Removing absolute references from a cell implies changing them to either mixed or relative references. For this, follow either of the listed methods:

• Manually delete the dollar sign ($), which precedes the column label and/or the row number. The cell reference changes to either mixed or relative depending on the number of deletions made.

• Double-click the cell containing the formula. Select the absolute cell reference and press the F4 key once. The cell reference changes to mixed where the column label is variable and the row number is fixed.**Note:** Once the reference has been changed in the preceding bullet points, press either the “Enter” or the “Ctrl+Shift+Enter” keys to complete the formula.

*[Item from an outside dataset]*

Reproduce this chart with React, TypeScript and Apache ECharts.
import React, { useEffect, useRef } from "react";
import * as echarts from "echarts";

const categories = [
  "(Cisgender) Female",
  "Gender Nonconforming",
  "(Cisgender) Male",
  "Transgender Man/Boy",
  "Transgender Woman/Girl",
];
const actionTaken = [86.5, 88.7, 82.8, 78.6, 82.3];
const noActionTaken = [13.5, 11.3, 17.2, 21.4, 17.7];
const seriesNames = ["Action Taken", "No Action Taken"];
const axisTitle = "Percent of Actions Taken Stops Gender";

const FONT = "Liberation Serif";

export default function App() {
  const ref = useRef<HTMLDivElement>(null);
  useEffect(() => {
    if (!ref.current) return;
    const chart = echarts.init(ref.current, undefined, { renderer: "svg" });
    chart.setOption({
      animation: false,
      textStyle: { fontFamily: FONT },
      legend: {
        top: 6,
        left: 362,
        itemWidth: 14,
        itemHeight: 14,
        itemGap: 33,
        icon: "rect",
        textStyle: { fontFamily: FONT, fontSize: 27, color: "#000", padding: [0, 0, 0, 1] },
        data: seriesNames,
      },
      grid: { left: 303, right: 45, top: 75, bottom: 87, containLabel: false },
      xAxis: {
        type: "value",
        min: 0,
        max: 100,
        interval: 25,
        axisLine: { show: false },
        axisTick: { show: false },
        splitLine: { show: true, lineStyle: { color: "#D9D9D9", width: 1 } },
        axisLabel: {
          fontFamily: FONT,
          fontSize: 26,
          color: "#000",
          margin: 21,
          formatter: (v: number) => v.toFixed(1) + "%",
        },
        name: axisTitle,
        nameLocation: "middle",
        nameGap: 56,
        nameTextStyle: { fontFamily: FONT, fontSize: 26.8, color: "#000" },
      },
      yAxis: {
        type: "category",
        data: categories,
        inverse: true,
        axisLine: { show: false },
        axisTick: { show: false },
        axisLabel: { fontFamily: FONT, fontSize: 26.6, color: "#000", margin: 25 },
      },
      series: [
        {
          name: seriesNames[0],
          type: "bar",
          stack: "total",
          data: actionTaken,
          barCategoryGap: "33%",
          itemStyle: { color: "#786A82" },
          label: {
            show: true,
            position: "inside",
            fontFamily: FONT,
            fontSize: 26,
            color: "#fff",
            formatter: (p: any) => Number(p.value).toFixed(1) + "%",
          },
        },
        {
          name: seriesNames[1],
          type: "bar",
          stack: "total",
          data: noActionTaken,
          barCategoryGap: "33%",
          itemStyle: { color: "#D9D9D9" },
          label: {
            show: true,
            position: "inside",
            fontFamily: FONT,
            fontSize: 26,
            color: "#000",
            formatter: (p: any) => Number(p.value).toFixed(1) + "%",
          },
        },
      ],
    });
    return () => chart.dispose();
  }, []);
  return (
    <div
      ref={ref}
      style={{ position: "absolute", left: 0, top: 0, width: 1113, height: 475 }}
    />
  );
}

**3. Differentiate between absolute and relative cell references of Excel.**

The differences between absolute and relative cell references are listed as follows:**a.** Absolute references stay static irrespective of where they are copied, while relative references change when copied to a different location.**b.** In an absolute reference, both column and row coordinates are fixed. On the other hand, in a relative reference, both column and row coordinates are variable.**c.** An absolute reference is used when calculations involve a specific cell to be referred multiple times. In contrast, a relative reference is used when the same calculation needs to be repeated across various columns and/or rows.**d.** An absolute reference is inserted either manually or by pressing the F4 key. In comparison, a relative reference is inserted by simply selecting the cell or the range to be referenced.

Before applying formulas in Excel, it is essential to know the differences between the two cell references (absolute and relative). This helps choose the appropriate cell reference.